© JUNGE FREIHEIT Verlag GmbH & Co. KG www.jungefreiheit.de 37/21 / 10. September 2021

Säbelrasseln gen Osten
Polen: Warschau warnt Minsk vor Infiltration mit Migranten
Paul Leonhard

Schlechte Zeiten für Schmuggler an der Ostgrenze der EU. Polen hat den Ausnahmezustand für 30 Tage verhängt. Betroffen sind 183 Ortschaften in zwei der 16 Woiwodschaften: in Podlachien115 und in Lublin (Lubelskie) 68. Erstere umfaßt den nordöstlichen Teil Polens und grenzt im Nordosten an Litauen und im Osten an Weißrußland, letztere an die Ukraine und Weißrußland. Die Staatsgrenzen wurden hier einst nach den Vorstellungen Stalins gezogen, also mitten durch Siedlungsgebiete und Familien, so daß insbesondere die Region um Bialystok als Paradies der Schmuggler und Grenzgänger gilt. Das ist jetzt vorbei. Alle nicht hier ansässigen Menschen mußten die Region verlassen, auch die Urlauber.

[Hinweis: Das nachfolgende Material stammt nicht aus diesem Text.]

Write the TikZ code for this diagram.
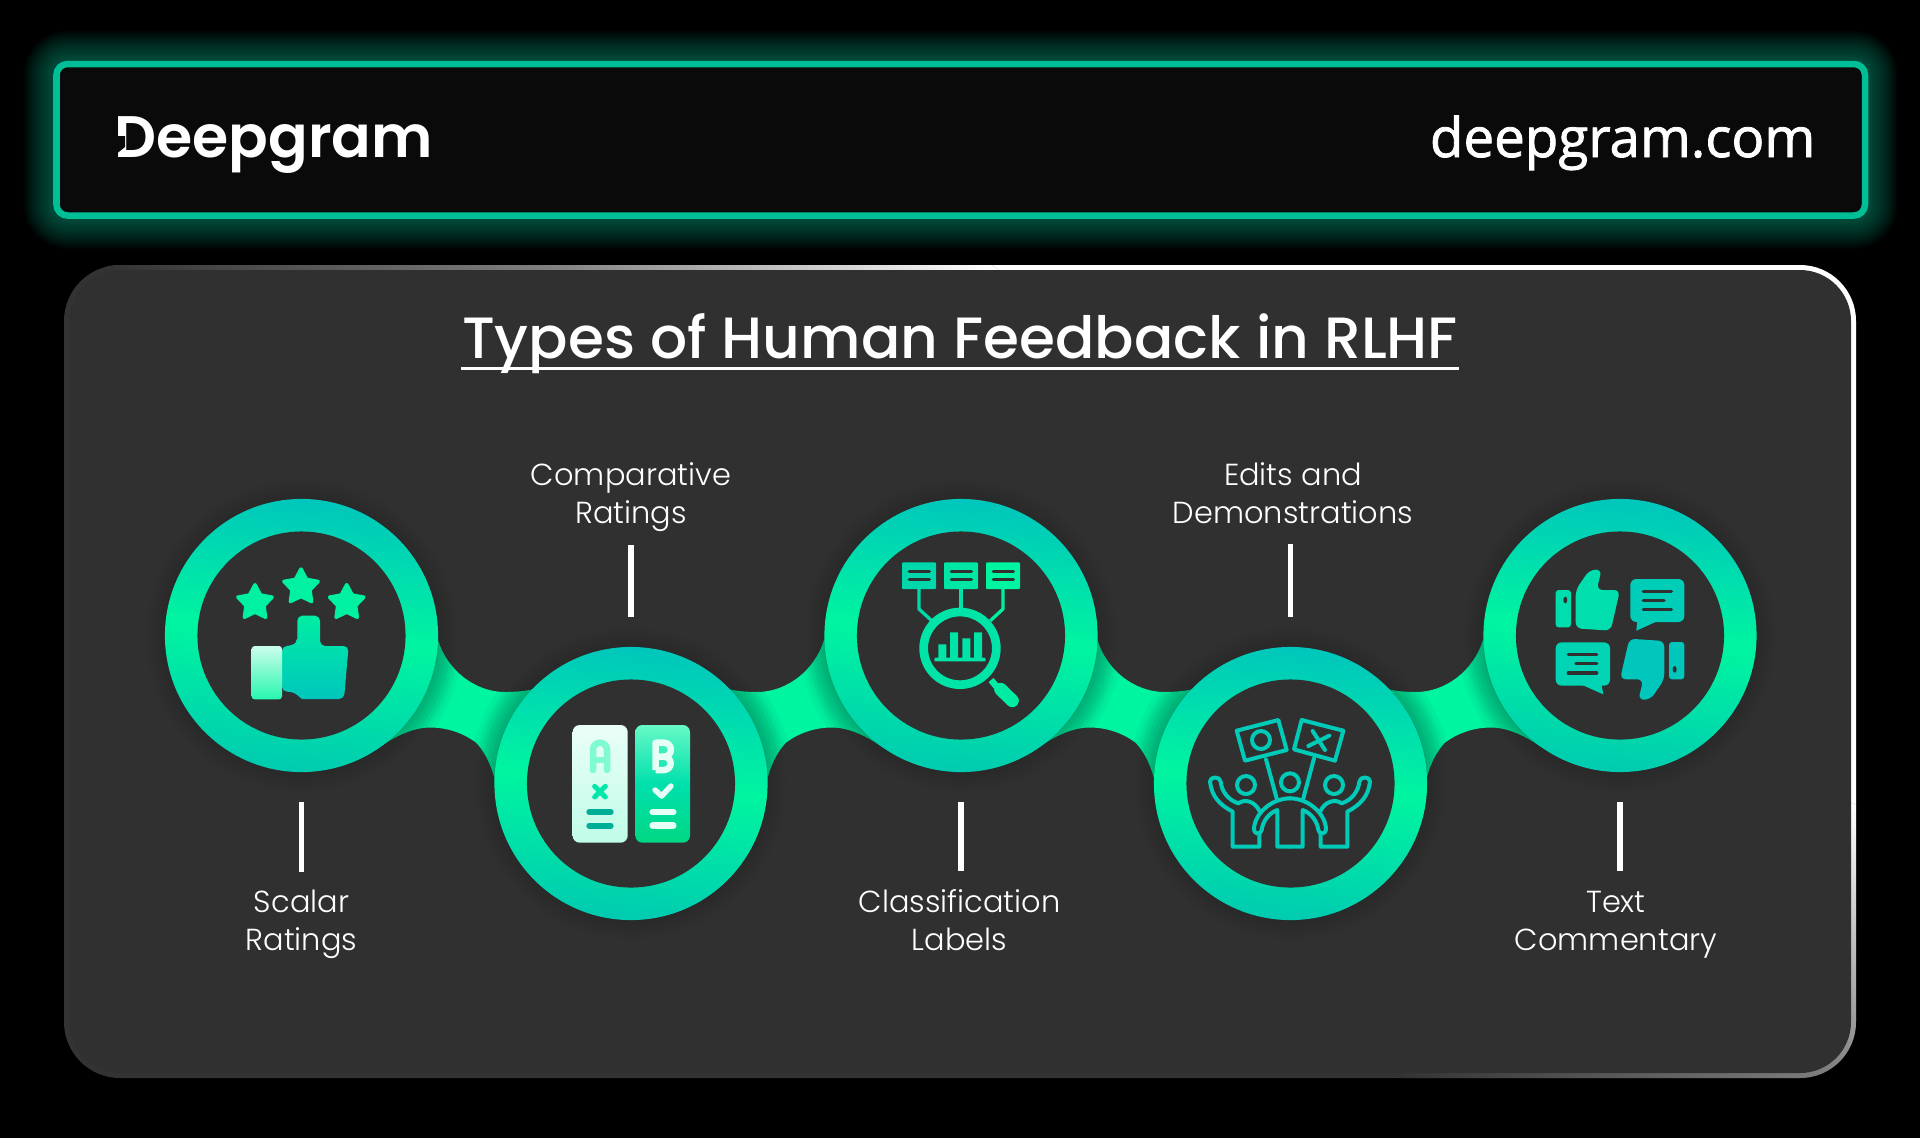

Nicht nur Polen rasselt gegenüber dem östlichen Nachbarn Weißrußland mit dem Säbel. Auch Litauen und Lettland, wo ebenfalls ein Ausnahmezustand gilt. Alle Aktionen seien mit den Behörden in Wilna und Riga abgestimmt, sagte Mariusz Kamiński, Leiter des Innen- und Verwaltungsministeriums, gegenüber Polsat News. Polen verteidige nicht nur seine eigene Grenze , sondern auch die Außengrenze der EU. Wenn Weißrußlands Präsident Alexander Lukaschenko eine Migrationskrise und damit eine politische und soziale Krise schaffen wolle, so „machen wir es unmöglich“, betonte Kamiński, der sogar von „Kriegsrecht“ sprach.

Camp auf weißrussischem Gebiet sorgt für politischen Zündstoff 

Während Alexander Lukaschenko den Westen vorführt, indem er sein Land als Fluchtroute für Migranten offenhält, ist Warschau über dessen Schachzüge beglückt, weil der Grenzkonflikt von eigenen Problemen mit Brüssel und innenpolitischen Konflikten – die Regierungskoalition „Vereinte Rechte“ ist gerade zerbrochen – ablenkt.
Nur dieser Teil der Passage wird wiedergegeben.